Look around you. Our society is hugely diverse and, in my opinion, books for children should reflect the world in which we all live. I’m not just talking about ethnicity – the term ‘diversity’ encompasses race and heritage, disability, gender and gender identity, sexual orientation, age, socio-economic status, religion, and culture.
The hero in our first title Geronimo, The Dog Who Thinks He’s a Cat was originally called Angus. He was white, middle class and probably lived an idyllic life, in a huge house, in the middle of the country somewhere. I doubt he’d ever seen a black person and unemployment was something that happened far, far away. This is what he looked like, along with the original Plunket family…
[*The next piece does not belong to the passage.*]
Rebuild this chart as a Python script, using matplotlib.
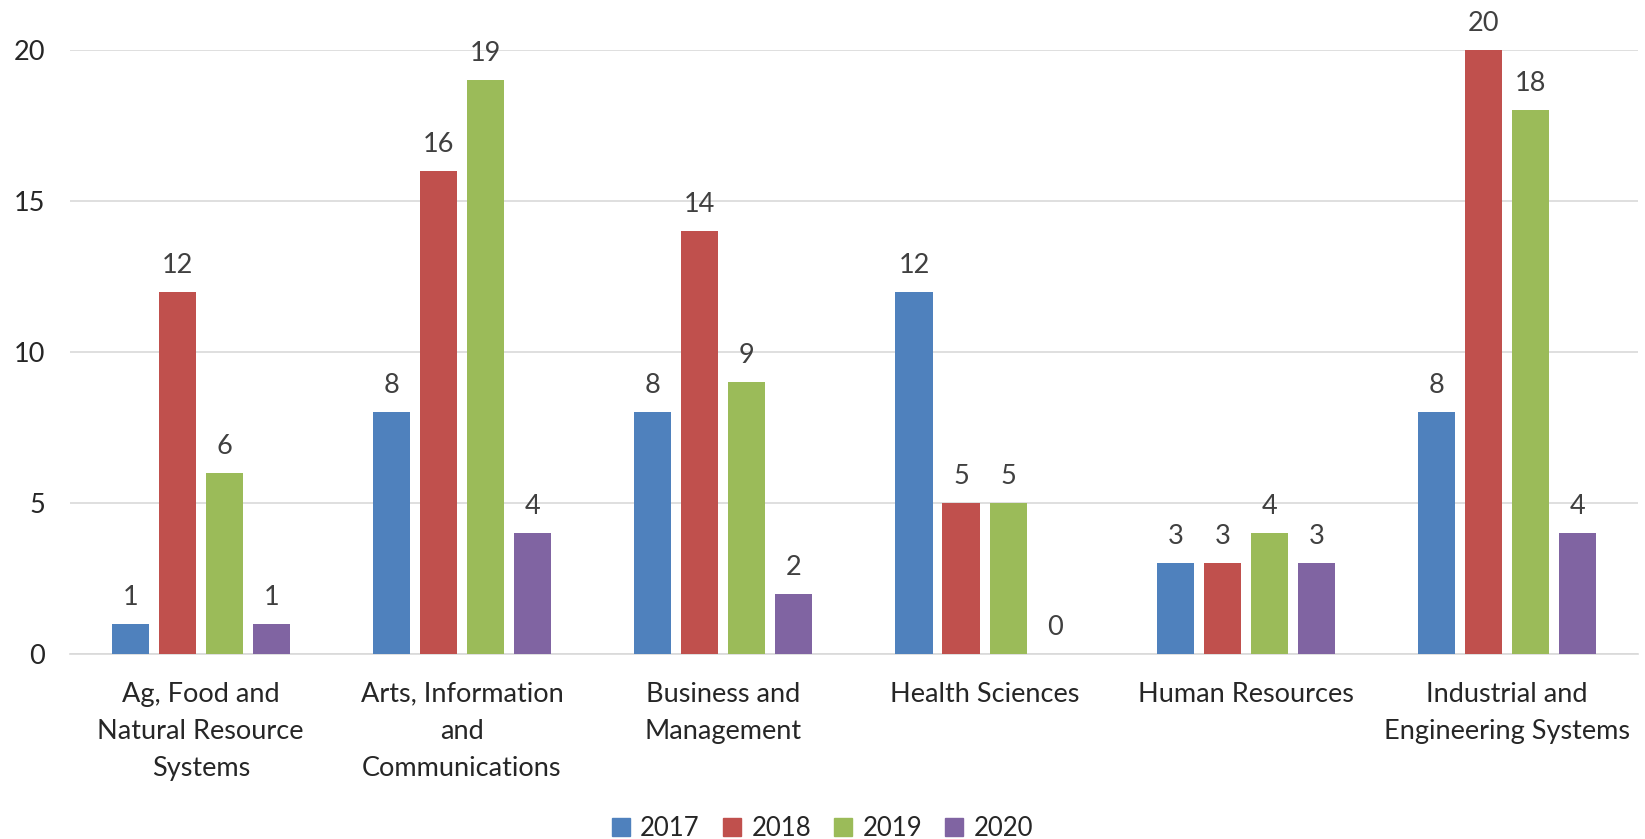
import matplotlib.pyplot as plt
import matplotlib.patches as mpatches
import numpy as np

categories = ['Ag, Food and\nNatural Resource\nSystems',
              'Arts, Information\nand\nCommunications',
              'Business and\nManagement',
              'Health Sciences',
              'Human Resources',
              'Industrial and\nEngineering Systems']
years = ['2017', '2018', '2019', '2020']
v2017 = [1, 8, 8, 12, 3, 8]
v2018 = [12, 16, 14, 5, 3, 20]
v2019 = [6, 19, 9, 5, 4, 18]
v2020 = [1, 4, 2, 0, 3, 4]
colors = ['#4F81BD', '#C0504D', '#9BBB59', '#8064A2']

plt.rcParams['font.family'] = ['Lato', 'DejaVu Sans']

fig = plt.figure(figsize=(16.45, 8.39), dpi=100)
ax = fig.add_axes([0.0426, 0.2205, 0.953, 0.72])

x = np.arange(len(categories))
step = 0.18
width = 0.142
series = [v2017, v2018, v2019, v2020]
for i, vals in enumerate(series):
    pos = x + (i - 1.5) * step
    bars = ax.bar(pos, vals, width, color=colors[i], label=years[i], zorder=3)
    for b, v in zip(bars, vals):
        ax.annotate(str(v), (b.get_x() + b.get_width() / 2, v),
                    xytext=(0, 10), textcoords='offset points',
                    ha='center', va='bottom', fontsize=19.5, color='#404040')

ax.set_xlim(-0.5, len(categories) - 0.5)
ax.set_ylim(0, 20)
ax.set_yticks([0, 5, 10, 15, 20])
ax.grid(axis='y', color='#d9d9d9', linewidth=1.2, zorder=0)
for s in ['top', 'right', 'left']:
    ax.spines[s].set_visible(False)
ax.spines['bottom'].set_color('#d9d9d9')
ax.spines['bottom'].set_linewidth(1.2)
ax.tick_params(axis='both', length=0, labelsize=19.5, colors='#262626')
ax.tick_params(axis='y', pad=18)
ax.tick_params(axis='x', pad=20)
ax.set_xticks(x)
ax.set_xticklabels(categories, linespacing=1.6)

handles = [mpatches.Patch(color=c, label=y) for c, y in zip(colors, years)]
fig.legend(handles=handles, loc='center', bbox_to_anchor=(0.5, 0.012), ncol=4,
           frameon=False, fontsize=18.5, handlelength=0.7, handleheight=0.7,
           handletextpad=0.4, columnspacing=0.9, labelcolor='#262626')

fig.savefig('out.png', dpi=100)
I loved Jessie Wall’s story but even I had to accept that, in its original form, it wasn’t really a true reflection of the world in which the majority of children live today.
Beth Cox took a look at the manuscript with her Inclusive Minds’ hat on. She made various suggestions including changing Angus’s name, making his parents same sex and giving him some sort of disability. I’m afraid I balked at the last two suggestions as to me they reeked of tokenism. However in the published book Angus has become Dylan, he is from a mixed race family, wears glasses and lives a much more contemporary life than that of his original incarnation.
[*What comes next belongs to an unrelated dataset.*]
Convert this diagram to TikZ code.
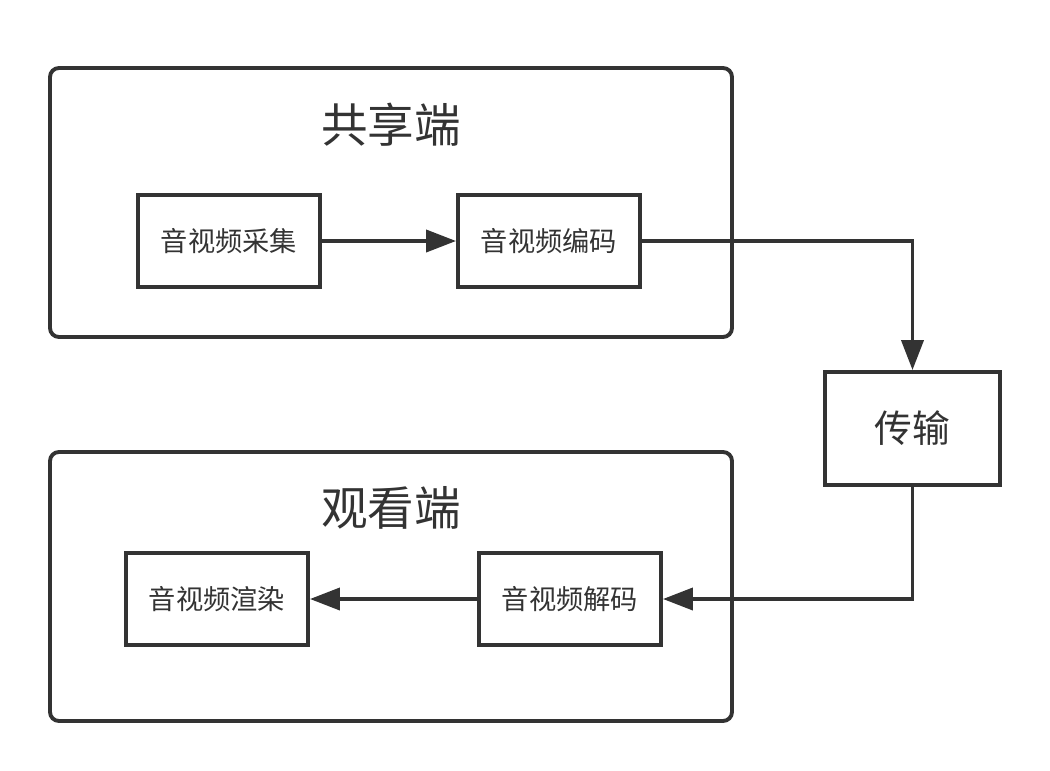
\documentclass[tikz,border=0pt]{standalone}
\usepackage{fontspec}
\newfontfamily\cjk{Noto Sans CJK SC}
\usetikzlibrary{arrows.meta, positioning}
\definecolor{ink}{HTML}{333333}
\tikzset{
  frame/.style = {draw=ink, line width=2.2pt, rounded corners=0.18cm, minimum width=13.64cm, minimum height=5.38cm},
  title/.style = {font=\cjk\fontsize{26.5}{30}\selectfont, text=ink},
  stage/.style = {draw=ink, line width=2.2pt, fill=white, minimum width=3.64cm, minimum height=1.84cm, font=\cjk\fontsize{15.5}{18}\selectfont, text=ink},
  flow/.style = {draw=ink, line width=2.2pt, -{Triangle[length=0.6cm, width=0.44cm]}}
}
\begin{document}
\begin{tikzpicture}
\useasboundingbox (0,0) rectangle (21,-15.4);
\node[frame] (share) at (7.82,-4.05) {};
\node[frame] (watch) at (7.82,-11.73) {};
\node[title] (shareT) at (7.82,-2.5) {共享端};
\node[title] (watchT) at (7.82,-10.16) {观看端};
\node[stage] (capture) at (4.58,-4.82) {音视频采集};
\node[stage] (encode) at (10.98,-4.82) {音视频编码};
\node[stage, minimum width=3.5cm, minimum height=2.26cm, font=\cjk\fontsize{21.5}{24}\selectfont] (trans) at (18.25,-8.57) {传输};
\node[stage] (decode) at (11.4,-11.98) {音视频解码};
\node[stage] (render) at (4.34,-11.98) {音视频渲染};
\draw[flow] (capture) -- (encode);
\draw[flow] (encode.east) -| (trans.north);
\draw[flow] (trans.south) |- (decode.east);
\draw[flow] (decode) -- (render);
\end{tikzpicture}
\end{document}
Other changes that we made to make Geronimo more diverse included getting rid of a vicar and replacing him with a modern granny, and also updating the characters of Mr and Mrs Marmaduke. Originally village show judge, Mrs Marmaduke, was a rather stereotypical middle aged busy body who kidnaps the kittens in her shopping basket. In order to make her more contemporary we brought down her age, turned her husband into a motorbike riding Hells Angel and swapped Mrs Marmaduke’s basket for a biking helmet.
Books for children have to be relevant and what has become clear over the past few years is that publishers are keen to find inclusive stories with a wide range of characters. That certainly applies to our own policy at Wacky Bee.